── Data section ──

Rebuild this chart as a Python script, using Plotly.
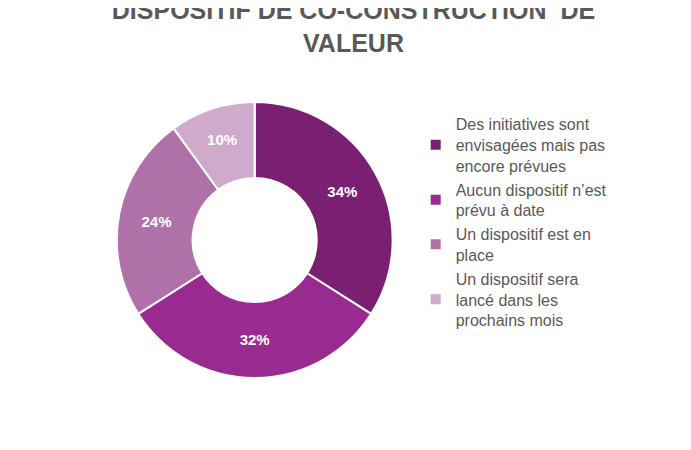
import plotly.graph_objects as go

labels = [
    "Des initiatives sont<br>envisagées mais pas<br>encore prévues",
    "Aucun dispositif n’est<br>prévu à date",
    "Un dispositif est en<br>place",
    "Un dispositif sera<br>lancé dans les<br>prochains mois",
]
values = [34, 32, 24, 10]
colors = ["#7B1F72", "#992A90", "#B070A8", "#CFAACB"]

fig = go.Figure(go.Pie(
    labels=labels,
    values=values,
    hole=0.45,
    sort=False,
    direction="clockwise",
    rotation=0,
    marker=dict(colors=colors, line=dict(color="white", width=2)),
    textinfo="percent",
    texttemplate="<b>%{percent:.0%}</b>",
    textfont=dict(color="white", size=15, family="Liberation Sans"),
    insidetextorientation="horizontal",
    domain=dict(x=[0.157, 0.557], y=[0.178, 0.791]),
))

fig.update_layout(
    width=691, height=450,
    margin=dict(l=0, r=0, t=0, b=0),
    paper_bgcolor="white",
    font=dict(family="Liberation Sans", color="#595959"),
    title=dict(
        text="<b>DISPOSITIF DE CO-CONSTRUCTION  DE<br>VALEUR</b>",
        x=0.5, xanchor="center", y=0.975, yanchor="top",
        font=dict(size=25, color="#595959"),
    ),
    legend=dict(
        x=0.59, y=0.78, xanchor="left", yanchor="top",
        font=dict(size=16, color="#595959"),
        tracegroupgap=12,
        itemsizing="constant",
    ),
)

fig.write_html("out.html")
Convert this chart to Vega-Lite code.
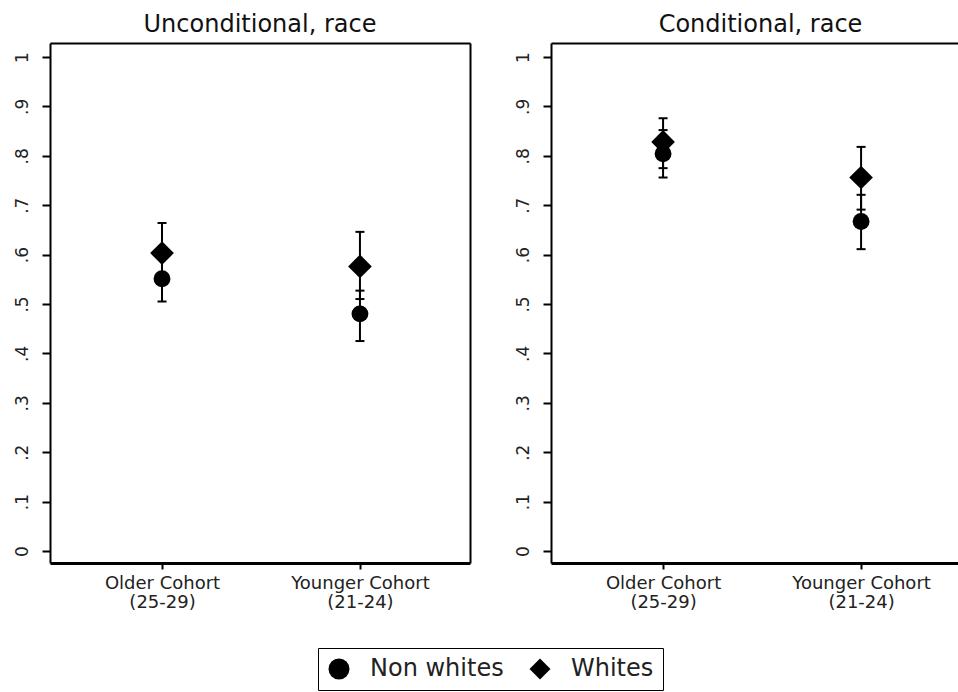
{
  "$schema": "https://vega.github.io/schema/vega-lite/v6.json",
  "padding": {"left": 5, "top": 13, "right": 0, "bottom": 0},
  "background": "white",
  "datasets": {
    "est": [
      {"panel": "Unconditional", "cohort": 0, "group": "Non whites", "est": 0.551, "lo": 0.505, "hi": 0.597},
      {"panel": "Unconditional", "cohort": 0, "group": "Whites", "est": 0.603, "lo": 0.540, "hi": 0.664},
      {"panel": "Unconditional", "cohort": 1, "group": "Non whites", "est": 0.480, "lo": 0.425, "hi": 0.527},
      {"panel": "Unconditional", "cohort": 1, "group": "Whites", "est": 0.576, "lo": 0.510, "hi": 0.646},
      {"panel": "Conditional", "cohort": 0, "group": "Non whites", "est": 0.804, "lo": 0.756, "hi": 0.852},
      {"panel": "Conditional", "cohort": 0, "group": "Whites", "est": 0.828, "lo": 0.775, "hi": 0.876},
      {"panel": "Conditional", "cohort": 1, "group": "Non whites", "est": 0.667, "lo": 0.611, "hi": 0.721},
      {"panel": "Conditional", "cohort": 1, "group": "Whites", "est": 0.756, "lo": 0.691, "hi": 0.818}
    ]
  },
  "spacing": 36,
  "hconcat": [
    {
      "width": 420,
      "height": 520,
      "title": {"text": "Unconditional, race"},
      "data": {"name": "est"},
      "transform": [{"filter": "datum.panel == 'Unconditional'"}],
      "resolve": {"axis": {"x": "independent", "y": "independent"}},
      "layer": [
        {
          "mark": {"type": "rule", "strokeWidth": 2, "color": "black"},
          "encoding": {
            "x": {"field": "cohort", "type": "quantitative", "title": null,
                  "scale": {"domain": [-0.566, 1.556], "nice": false, "zero": false},
                  "axis": {"orient": "bottom", "values": [0, 1], "labelExpr": "datum.value == 0 ? ['Older Cohort', '(25-29)'] : ['Younger Cohort', '(21-24)']", "domainWidth": 3, "tickSize": 6, "tickWidth": 2, "labelFontSize": 18, "labelLineHeight": 19, "labelPadding": 5, "grid": false}},
            "y": {"field": "lo", "type": "quantitative", "title": null,
                  "scale": {"domain": [-0.0243, 1.0283], "nice": false, "zero": false},
                  "axis": {"orient": "left", "values": [0, 0.1, 0.2, 0.3, 0.4, 0.5, 0.6, 0.7, 0.8, 0.9, 1], "labelExpr": "datum.value == 0 ? '0' : datum.value == 1 ? '1' : replace(format(datum.value, '.1f'), '0.', '.')", "labelAngle": -90, "tickSize": 8, "tickWidth": 2, "domainWidth": 2, "labelFontSize": 17, "labelPadding": 11, "minExtent": 45, "maxExtent": 45, "grid": false}},
            "y2": {"field": "hi"}
          }
        },
        {
          "mark": {"type": "tick", "orient": "horizontal", "size": 9, "thickness": 2, "color": "black", "opacity": 1},
          "encoding": {
            "x": {"field": "cohort", "type": "quantitative", "title": null,
                  "scale": {"domain": [-0.566, 1.556], "nice": false, "zero": false},
                  "axis": {"orient": "top", "labels": false, "ticks": false, "domainWidth": 2, "grid": false, "minExtent": 0, "maxExtent": 0}},
            "y": {"field": "lo", "type": "quantitative", "title": null,
                  "scale": {"domain": [-0.0243, 1.0283], "nice": false, "zero": false},
                  "axis": {"orient": "right", "labels": false, "ticks": false, "domainWidth": 2, "grid": false, "minExtent": 0, "maxExtent": 0}}
          }
        },
        {
          "mark": {"type": "tick", "orient": "horizontal", "size": 9, "thickness": 2, "color": "black", "opacity": 1},
          "encoding": {
            "x": {"field": "cohort", "type": "quantitative", "title": null, "axis": null},
            "y": {"field": "hi", "type": "quantitative", "title": null, "axis": null}
          }
        },
        {
          "transform": [{"filter": "datum.group == 'Non whites'"}],
          "mark": {"type": "point", "filled": true, "color": "black", "opacity": 1, "strokeWidth": 0, "size": 285},
          "encoding": {
            "x": {"field": "cohort", "type": "quantitative", "title": null, "axis": null},
            "y": {"field": "est", "type": "quantitative", "title": null, "axis": null},
            "shape": {"field": "group", "type": "nominal", "title": null,
                      "scale": {"domain": ["Non whites", "Whites"], "range": ["circle", "diamond"]},
                      "legend": {"orient": "none", "legendX": 268, "legendY": 605, "direction": "horizontal"}}
          }
        },
        {
          "transform": [{"filter": "datum.group == 'Whites'"}],
          "mark": {"type": "point", "filled": true, "color": "black", "opacity": 1, "strokeWidth": 0, "size": 560},
          "encoding": {
            "x": {"field": "cohort", "type": "quantitative", "title": null, "axis": null},
            "y": {"field": "est", "type": "quantitative", "title": null, "axis": null},
            "shape": {"field": "group", "type": "nominal", "title": null}
          }
        }
      ]
    },
    {
      "width": 407,
      "height": 520,
      "title": {"text": "Conditional, race", "dx": 6},
      "data": {"name": "est"},
      "transform": [{"filter": "datum.panel == 'Conditional'"}],
      "resolve": {"axis": {"x": "independent"}},
      "layer": [
        {
          "mark": {"type": "rule", "strokeWidth": 2, "color": "black"},
          "encoding": {
            "x": {"field": "cohort", "type": "quantitative", "title": null,
                  "scale": {"domain": [-0.566, 1.4895], "nice": false, "zero": false},
                  "axis": {"orient": "bottom", "values": [0, 1], "labelExpr": "datum.value == 0 ? ['Older Cohort', '(25-29)'] : ['Younger Cohort', '(21-24)']", "domainWidth": 3, "tickSize": 6, "tickWidth": 2, "labelFontSize": 18, "labelLineHeight": 19, "labelPadding": 5, "grid": false}},
            "y": {"field": "lo", "type": "quantitative", "title": null,
                  "scale": {"domain": [-0.0243, 1.0283], "nice": false, "zero": false},
                  "axis": {"orient": "left", "values": [0, 0.1, 0.2, 0.3, 0.4, 0.5, 0.6, 0.7, 0.8, 0.9, 1], "labelExpr": "datum.value == 0 ? '0' : datum.value == 1 ? '1' : replace(format(datum.value, '.1f'), '0.', '.')", "labelAngle": -90, "tickSize": 8, "tickWidth": 2, "domainWidth": 2, "labelFontSize": 17, "labelPadding": 11, "minExtent": 45, "maxExtent": 45, "grid": false}},
            "y2": {"field": "hi"}
          }
        },
        {
          "mark": {"type": "tick", "orient": "horizontal", "size": 9, "thickness": 2, "color": "black", "opacity": 1},
          "encoding": {
            "x": {"field": "cohort", "type": "quantitative", "title": null,
                  "scale": {"domain": [-0.566, 1.4895], "nice": false, "zero": false},
                  "axis": {"orient": "top", "labels": false, "ticks": false, "domainWidth": 2, "grid": false, "minExtent": 0, "maxExtent": 0}},
            "y": {"field": "lo", "type": "quantitative", "title": null}
          }
        },
        {
          "mark": {"type": "tick", "orient": "horizontal", "size": 9, "thickness": 2, "color": "black", "opacity": 1},
          "encoding": {
            "x": {"field": "cohort", "type": "quantitative", "title": null, "axis": null},
            "y": {"field": "hi", "type": "quantitative", "title": null}
          }
        },
        {
          "transform": [{"filter": "datum.group == 'Non whites'"}],
          "mark": {"type": "point", "filled": true, "color": "black", "opacity": 1, "strokeWidth": 0, "size": 285},
          "encoding": {
            "x": {"field": "cohort", "type": "quantitative", "title": null, "axis": null},
            "y": {"field": "est", "type": "quantitative", "title": null},
            "shape": {"field": "group", "type": "nominal", "title": null,
                      "scale": {"domain": ["Non whites", "Whites"], "range": ["circle", "diamond"]}}
          }
        },
        {
          "transform": [{"filter": "datum.group == 'Whites'"}],
          "mark": {"type": "point", "filled": true, "color": "black", "opacity": 1, "strokeWidth": 0, "size": 560},
          "encoding": {
            "x": {"field": "cohort", "type": "quantitative", "title": null, "axis": null},
            "y": {"field": "est", "type": "quantitative", "title": null},
            "shape": {"field": "group", "type": "nominal", "title": null}
          }
        }
      ]
    }
  ],
  "resolve": {"legend": {"shape": "shared"}, "scale": {"shape": "shared"}},
  "config": {
    "font": "DejaVu Sans",
    "view": {"stroke": null},
    "axis": {"domainColor": "black", "tickColor": "black", "labelColor": "#222222", "labelFont": "DejaVu Sans"},
    "title": {"fontSize": 24, "fontWeight": "normal", "color": "#111111", "anchor": "middle", "offset": 6, "font": "DejaVu Sans"},
    "legend": {"labelFontSize": 24, "labelColor": "#222222", "symbolSize": 440, "symbolFillColor": "black", "symbolStrokeWidth": 0, "strokeColor": "black", "padding": 9, "columnPadding": 24, "labelOffset": 19, "symbolOpacity": 1}
  }
}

───

▸ **Problem requirements**
Your task is to restate word for word the lines from the top of the data to the line containing "import plotly.graph_objects as go", both ends included, with every picture left out.

▸ **The solution**
Rebuild this chart as a Python script, using Plotly.
import plotly.graph_objects as go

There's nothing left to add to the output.